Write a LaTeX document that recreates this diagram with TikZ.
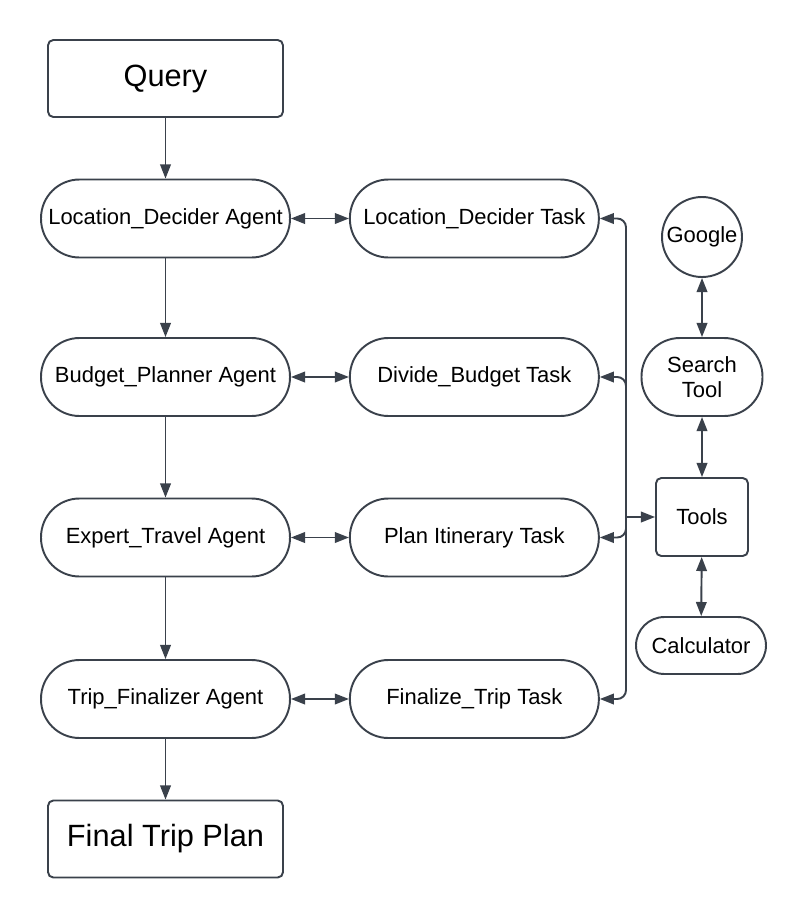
--
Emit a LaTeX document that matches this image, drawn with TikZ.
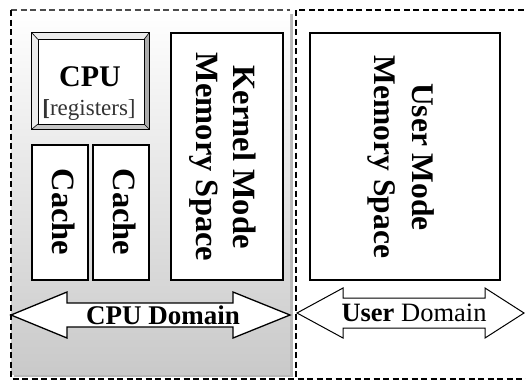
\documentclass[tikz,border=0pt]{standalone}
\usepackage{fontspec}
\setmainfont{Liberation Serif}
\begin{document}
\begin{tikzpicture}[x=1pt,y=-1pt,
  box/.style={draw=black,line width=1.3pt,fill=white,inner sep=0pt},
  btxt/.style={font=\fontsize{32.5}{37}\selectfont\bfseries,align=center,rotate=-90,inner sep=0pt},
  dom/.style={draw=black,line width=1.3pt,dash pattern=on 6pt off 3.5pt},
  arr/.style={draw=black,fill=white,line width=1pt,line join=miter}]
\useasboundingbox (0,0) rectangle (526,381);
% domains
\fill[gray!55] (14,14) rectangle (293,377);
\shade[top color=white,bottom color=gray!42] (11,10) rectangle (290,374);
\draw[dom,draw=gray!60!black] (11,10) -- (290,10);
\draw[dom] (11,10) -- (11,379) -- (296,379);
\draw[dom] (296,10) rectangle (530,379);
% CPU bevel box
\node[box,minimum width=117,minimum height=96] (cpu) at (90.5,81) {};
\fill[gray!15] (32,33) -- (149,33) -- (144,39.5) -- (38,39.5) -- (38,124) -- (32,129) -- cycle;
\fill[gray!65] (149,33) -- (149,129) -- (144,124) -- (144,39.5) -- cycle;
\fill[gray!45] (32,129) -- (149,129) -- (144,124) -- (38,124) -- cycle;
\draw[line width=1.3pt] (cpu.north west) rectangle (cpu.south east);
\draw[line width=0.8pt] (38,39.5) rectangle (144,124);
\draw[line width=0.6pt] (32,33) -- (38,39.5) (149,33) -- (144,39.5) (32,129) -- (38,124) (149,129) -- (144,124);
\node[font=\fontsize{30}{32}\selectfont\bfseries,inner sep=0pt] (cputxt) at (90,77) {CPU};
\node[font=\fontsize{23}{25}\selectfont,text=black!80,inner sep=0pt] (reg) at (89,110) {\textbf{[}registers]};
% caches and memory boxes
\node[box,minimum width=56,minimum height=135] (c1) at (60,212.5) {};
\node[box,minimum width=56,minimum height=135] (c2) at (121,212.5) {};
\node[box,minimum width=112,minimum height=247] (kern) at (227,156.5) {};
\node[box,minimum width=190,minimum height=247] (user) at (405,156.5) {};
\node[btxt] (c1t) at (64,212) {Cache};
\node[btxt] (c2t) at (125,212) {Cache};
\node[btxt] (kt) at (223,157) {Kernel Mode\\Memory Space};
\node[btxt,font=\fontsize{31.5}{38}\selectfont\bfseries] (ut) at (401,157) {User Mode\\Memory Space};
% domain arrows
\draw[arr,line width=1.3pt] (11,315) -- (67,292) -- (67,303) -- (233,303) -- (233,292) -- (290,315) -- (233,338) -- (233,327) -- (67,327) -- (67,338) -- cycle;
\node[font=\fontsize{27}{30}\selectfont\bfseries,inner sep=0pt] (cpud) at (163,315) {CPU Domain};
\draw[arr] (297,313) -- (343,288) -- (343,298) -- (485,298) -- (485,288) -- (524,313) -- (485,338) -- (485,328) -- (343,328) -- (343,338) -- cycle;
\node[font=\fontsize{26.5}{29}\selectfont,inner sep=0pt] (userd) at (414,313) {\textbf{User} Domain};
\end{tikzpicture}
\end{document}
---
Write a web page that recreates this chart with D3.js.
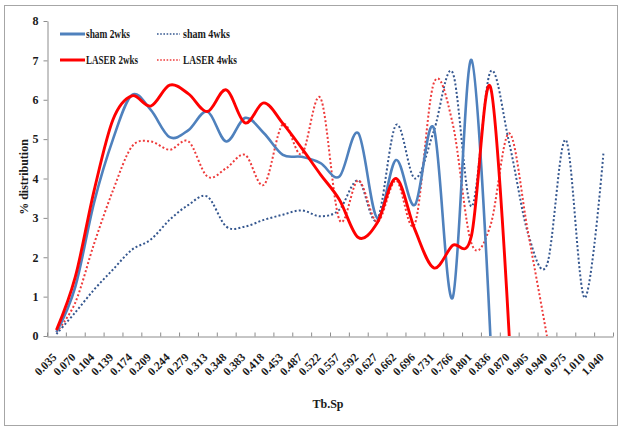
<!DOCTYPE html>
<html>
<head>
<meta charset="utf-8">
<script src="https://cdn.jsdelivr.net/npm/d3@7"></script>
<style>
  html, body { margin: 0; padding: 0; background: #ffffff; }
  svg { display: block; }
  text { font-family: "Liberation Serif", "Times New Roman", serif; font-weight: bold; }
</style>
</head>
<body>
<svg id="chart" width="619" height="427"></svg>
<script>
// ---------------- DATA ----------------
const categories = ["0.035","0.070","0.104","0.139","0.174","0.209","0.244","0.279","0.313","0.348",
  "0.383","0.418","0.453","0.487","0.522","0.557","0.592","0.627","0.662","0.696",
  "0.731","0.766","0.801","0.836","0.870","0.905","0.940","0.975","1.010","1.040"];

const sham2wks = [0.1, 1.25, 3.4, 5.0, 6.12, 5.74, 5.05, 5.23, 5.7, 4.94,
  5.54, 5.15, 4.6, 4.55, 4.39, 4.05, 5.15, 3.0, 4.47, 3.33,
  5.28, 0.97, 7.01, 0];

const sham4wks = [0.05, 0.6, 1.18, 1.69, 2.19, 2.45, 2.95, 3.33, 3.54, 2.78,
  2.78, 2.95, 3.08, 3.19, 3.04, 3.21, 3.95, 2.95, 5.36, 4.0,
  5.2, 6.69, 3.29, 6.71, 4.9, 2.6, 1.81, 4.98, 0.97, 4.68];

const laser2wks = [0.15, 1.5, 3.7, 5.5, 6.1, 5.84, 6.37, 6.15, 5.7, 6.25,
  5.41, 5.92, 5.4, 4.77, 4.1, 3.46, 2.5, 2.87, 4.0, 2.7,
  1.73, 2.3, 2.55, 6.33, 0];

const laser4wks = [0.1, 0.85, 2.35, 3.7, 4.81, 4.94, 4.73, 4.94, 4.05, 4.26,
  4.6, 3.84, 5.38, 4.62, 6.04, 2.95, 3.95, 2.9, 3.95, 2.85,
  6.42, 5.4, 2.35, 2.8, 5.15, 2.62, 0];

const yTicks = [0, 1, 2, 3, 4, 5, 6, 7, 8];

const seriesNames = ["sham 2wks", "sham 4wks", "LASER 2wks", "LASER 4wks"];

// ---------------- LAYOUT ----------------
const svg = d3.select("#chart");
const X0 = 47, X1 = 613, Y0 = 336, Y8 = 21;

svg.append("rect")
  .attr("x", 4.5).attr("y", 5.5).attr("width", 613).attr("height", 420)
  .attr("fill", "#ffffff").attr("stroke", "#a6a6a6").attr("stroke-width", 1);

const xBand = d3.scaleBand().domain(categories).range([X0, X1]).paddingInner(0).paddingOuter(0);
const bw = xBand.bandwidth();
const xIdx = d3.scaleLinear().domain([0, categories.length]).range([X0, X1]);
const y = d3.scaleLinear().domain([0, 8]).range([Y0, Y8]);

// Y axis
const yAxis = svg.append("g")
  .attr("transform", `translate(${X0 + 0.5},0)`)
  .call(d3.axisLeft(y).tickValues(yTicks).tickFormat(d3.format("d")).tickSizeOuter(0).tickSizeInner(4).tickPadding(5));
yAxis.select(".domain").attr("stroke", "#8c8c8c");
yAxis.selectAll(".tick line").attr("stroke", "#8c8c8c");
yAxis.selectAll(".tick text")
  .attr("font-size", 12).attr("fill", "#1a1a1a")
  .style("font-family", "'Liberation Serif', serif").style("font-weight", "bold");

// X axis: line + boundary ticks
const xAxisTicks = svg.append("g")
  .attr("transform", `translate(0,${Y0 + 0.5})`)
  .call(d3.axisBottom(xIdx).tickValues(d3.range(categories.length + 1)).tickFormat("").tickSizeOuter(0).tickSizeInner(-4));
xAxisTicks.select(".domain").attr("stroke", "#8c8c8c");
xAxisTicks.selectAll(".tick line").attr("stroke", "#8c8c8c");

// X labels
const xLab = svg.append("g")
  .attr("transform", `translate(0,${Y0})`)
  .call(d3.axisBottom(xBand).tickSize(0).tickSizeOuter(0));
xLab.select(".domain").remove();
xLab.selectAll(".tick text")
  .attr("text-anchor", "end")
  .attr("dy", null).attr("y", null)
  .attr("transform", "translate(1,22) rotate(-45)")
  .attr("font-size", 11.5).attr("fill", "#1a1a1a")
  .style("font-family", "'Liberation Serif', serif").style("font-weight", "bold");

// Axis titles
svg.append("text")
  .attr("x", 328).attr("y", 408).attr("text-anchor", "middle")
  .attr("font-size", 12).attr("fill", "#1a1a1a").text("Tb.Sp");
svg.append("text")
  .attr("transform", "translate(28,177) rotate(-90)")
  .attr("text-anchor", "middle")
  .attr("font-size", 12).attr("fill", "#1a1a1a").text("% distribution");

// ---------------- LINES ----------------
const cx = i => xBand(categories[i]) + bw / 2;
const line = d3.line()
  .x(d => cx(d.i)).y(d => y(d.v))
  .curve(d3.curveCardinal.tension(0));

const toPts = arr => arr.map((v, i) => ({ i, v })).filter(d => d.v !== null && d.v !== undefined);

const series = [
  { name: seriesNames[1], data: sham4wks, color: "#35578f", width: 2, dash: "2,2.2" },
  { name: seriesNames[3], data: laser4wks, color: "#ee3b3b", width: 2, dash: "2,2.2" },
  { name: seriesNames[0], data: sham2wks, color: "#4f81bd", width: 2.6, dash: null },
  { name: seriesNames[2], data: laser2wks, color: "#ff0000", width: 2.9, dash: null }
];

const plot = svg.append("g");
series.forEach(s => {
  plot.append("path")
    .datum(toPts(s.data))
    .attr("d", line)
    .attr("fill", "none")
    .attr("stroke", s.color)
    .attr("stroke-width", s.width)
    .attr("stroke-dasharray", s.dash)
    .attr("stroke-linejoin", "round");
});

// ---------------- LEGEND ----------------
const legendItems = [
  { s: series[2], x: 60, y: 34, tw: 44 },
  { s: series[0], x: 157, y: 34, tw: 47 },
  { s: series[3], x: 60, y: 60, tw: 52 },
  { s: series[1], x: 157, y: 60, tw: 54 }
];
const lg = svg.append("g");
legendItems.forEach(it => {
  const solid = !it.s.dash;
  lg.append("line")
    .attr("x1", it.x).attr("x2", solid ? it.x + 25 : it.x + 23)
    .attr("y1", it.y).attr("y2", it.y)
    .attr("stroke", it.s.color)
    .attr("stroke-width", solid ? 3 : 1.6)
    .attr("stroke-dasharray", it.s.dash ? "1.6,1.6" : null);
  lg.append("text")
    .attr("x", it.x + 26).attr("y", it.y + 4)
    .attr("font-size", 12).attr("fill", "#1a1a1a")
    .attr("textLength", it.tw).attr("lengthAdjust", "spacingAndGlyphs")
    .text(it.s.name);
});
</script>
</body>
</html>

◆ Work instructions:
State how many lines above contain the string "recreates", with no other words.

◆ Response to this task:
2